Chronic poverty and aspirations failure
Chronic poverty is not just a snapshot of those who are poor now, but a condition that requires an understanding of the processes that make, and keep, people poor. The economic analysis of chronic poverty must take into account the interaction between external circumstances and intrinsic psychological factors like aspirations, self-confidence and willpower.
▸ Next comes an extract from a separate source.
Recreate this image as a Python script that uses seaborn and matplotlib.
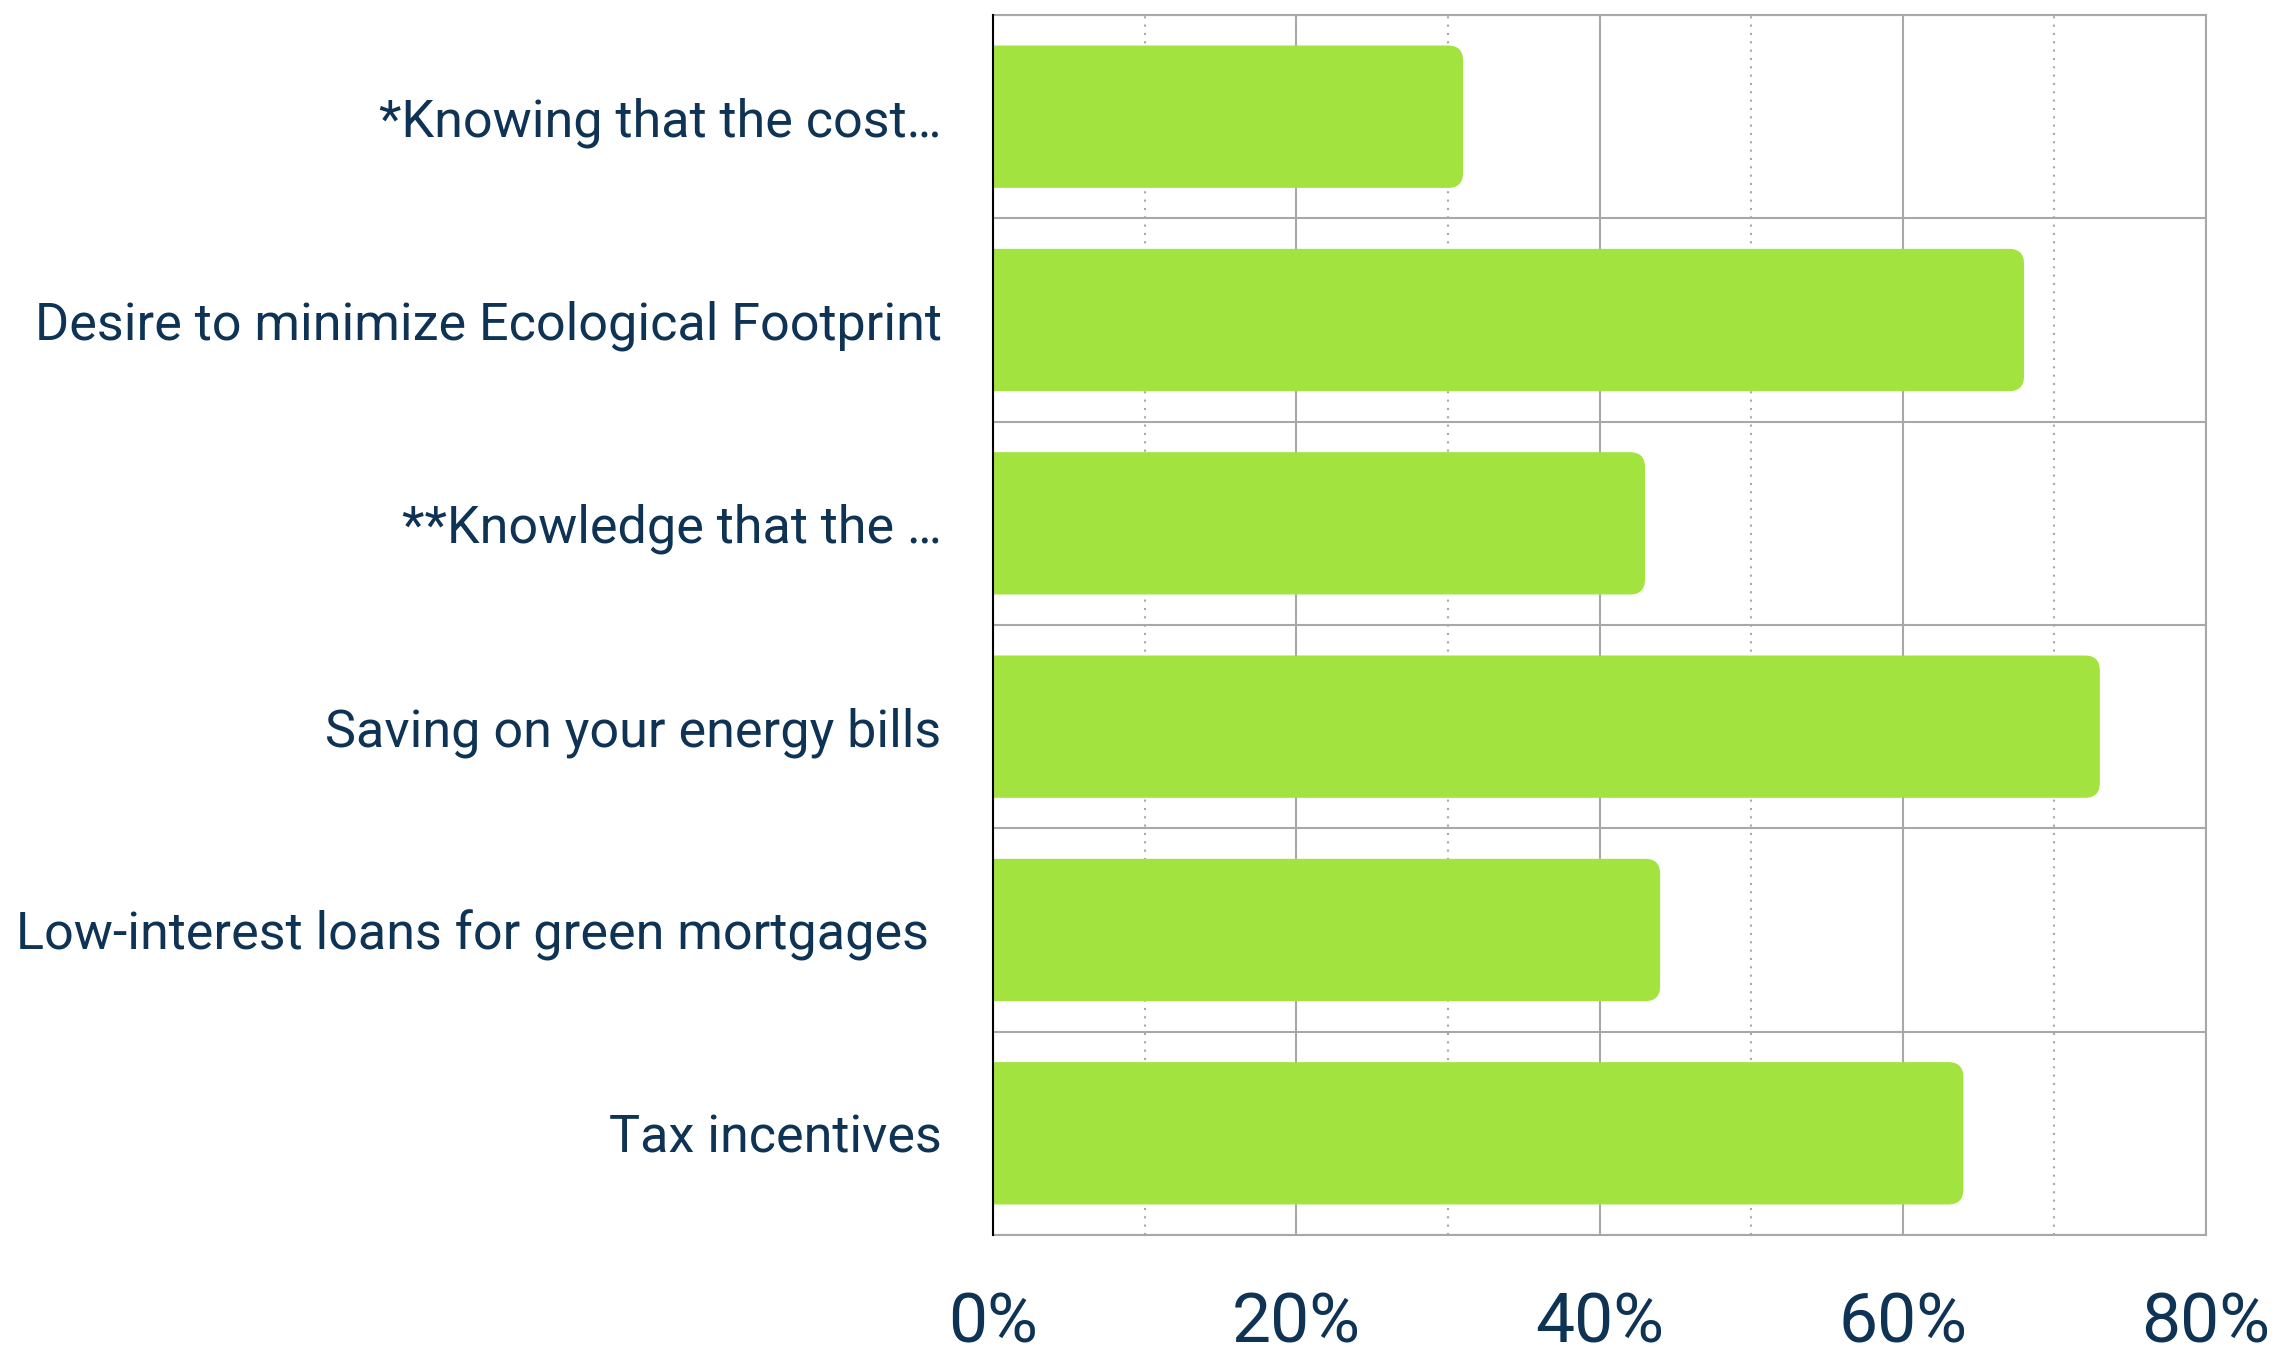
import matplotlib
matplotlib.use('Agg')
import matplotlib.pyplot as plt
import seaborn as sns
import numpy as np
from matplotlib.patches import FancyBboxPatch

# Survey data (share of respondents, %)
categories = [
    '*Knowing that the cost\u2026',
    'Desire to minimize Ecological Footprint',
    '**Knowledge that the \u2026',
    'Saving on your energy bills',
    'Low-interest loans for green mortgages ',
    'Tax incentives',
]
values = [31, 68, 43, 73, 44, 64]
x_ticks = [0, 20, 40, 60, 80]
x_tick_labels = ['0%', '20%', '40%', '60%', '80%']

BAR_COLOR = '#a2e33f'
TEXT_COLOR = '#0e3354'
GRID_COLOR = '#a7a9a9'

sns.set_style('white')
plt.rcParams['font.family'] = ['Roboto', 'DejaVu Sans']

fig = plt.figure(figsize=(22.86, 13.55), dpi=100)
ax = fig.add_axes([0.4344, 0.0886, 0.5306, 0.9003])

sns.barplot(x=values, y=categories, orient='h', color=BAR_COLOR,
            width=0.7, saturation=1, ax=ax)

ax.set_xlim(0, 80)
ax.set_ylim(len(categories) - 0.5, -0.5)
ax.set_xticks(x_ticks)
ax.set_xticklabels(x_tick_labels)
ax.set_xticks(np.arange(10, 80, 20), minor=True)
ax.set_yticks(np.arange(-0.5, len(categories)), minor=True)
ax.set_xlabel('')
ax.set_ylabel('')

ax.grid(axis='x', which='major', color=GRID_COLOR, lw=1.5, ls='-')
ax.grid(axis='x', which='minor', color=GRID_COLOR, lw=1.5, ls=(0, (1, 3)))
ax.grid(axis='y', which='minor', color=GRID_COLOR, lw=1.5, ls='-')
ax.grid(axis='y', which='major', visible=False)
ax.set_axisbelow(True)

ax.tick_params(which='both', length=0)
ax.tick_params(axis='y', labelsize=37.5, labelcolor=TEXT_COLOR, pad=37)
ax.tick_params(axis='x', labelsize=50, labelcolor=TEXT_COLOR, pad=40)

for side in ['top', 'right', 'bottom']:
    ax.spines[side].set_color(GRID_COLOR)
    ax.spines[side].set_linewidth(1.5)
ax.spines['left'].set_color('black')
ax.spines['left'].set_linewidth(1.5)
ax.spines['left'].set_zorder(5)

# swap the plain bars for ones with rounded ends
trans = ax.transData
px_x = abs((trans.transform((1, 0)) - trans.transform((0, 0)))[0])
px_y = abs((trans.transform((0, 1)) - trans.transform((0, 0)))[1])
aspect = px_x / px_y
r = 15 / px_x
for p in list(ax.patches):
    x0, y0, w, h = p.get_x(), p.get_y(), p.get_width(), p.get_height()
    p.remove()
    ax.add_patch(FancyBboxPatch((x0 - 2 * r, y0), w + 2 * r, h,
                                boxstyle=f'round,pad=0,rounding_size={r}',
                                mutation_aspect=aspect, fc=BAR_COLOR,
                                ec='none', zorder=3))

fig.savefig('out.png', dpi=100)
plt.close(fig)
How do the extrinsic circumstances of individuals interact with their intrinsic motivation and choices? Traditional economic theory assumes that both extrinsic circumstances and psychological factors like aspirations are taken as given when individuals make choices. However, work by social scientists such as Appadurai (2004), on poverty traps and social exclusion would seem to indicate that the extrinsic circumstances of individuals impact on both intrinsic motivation and choices. This issue is clearly important for policy purposes: when should policy address the extrinsic circumstances of individuals (like initial wealth social status, health) and when should policy address the psychological factors (like aspirations, self-confidence, willpower) of individuals? What is the appropriate policy mix for alleviating chronic poverty?
The basic objective will be to formulate and analyze a formal model of social interaction with multiple welfare-ranked equilibria and develop an equilibrium selection argument via adaptive, stochastic play which attaches to a specific social outcome a probability as a function of the initial distribution of extrinsic circumstances (wealth, social status) across individuals.
The anticipated results will explain concerns such us: why structural poverty reduction must consider empowering of individuals, why some paternalistic policies have in general failed, why role models matter or why “small” institutional barriers that would appear insignificant in a cost benefit analysis must be taken into consideration to break a poverty trap.
The project has been awarded a DFID/ESRC grant with effect from May 2008 until July 2009. The principal investigator of the project is Sayantan Ghosal, and Patricio Dalton is the research assistant.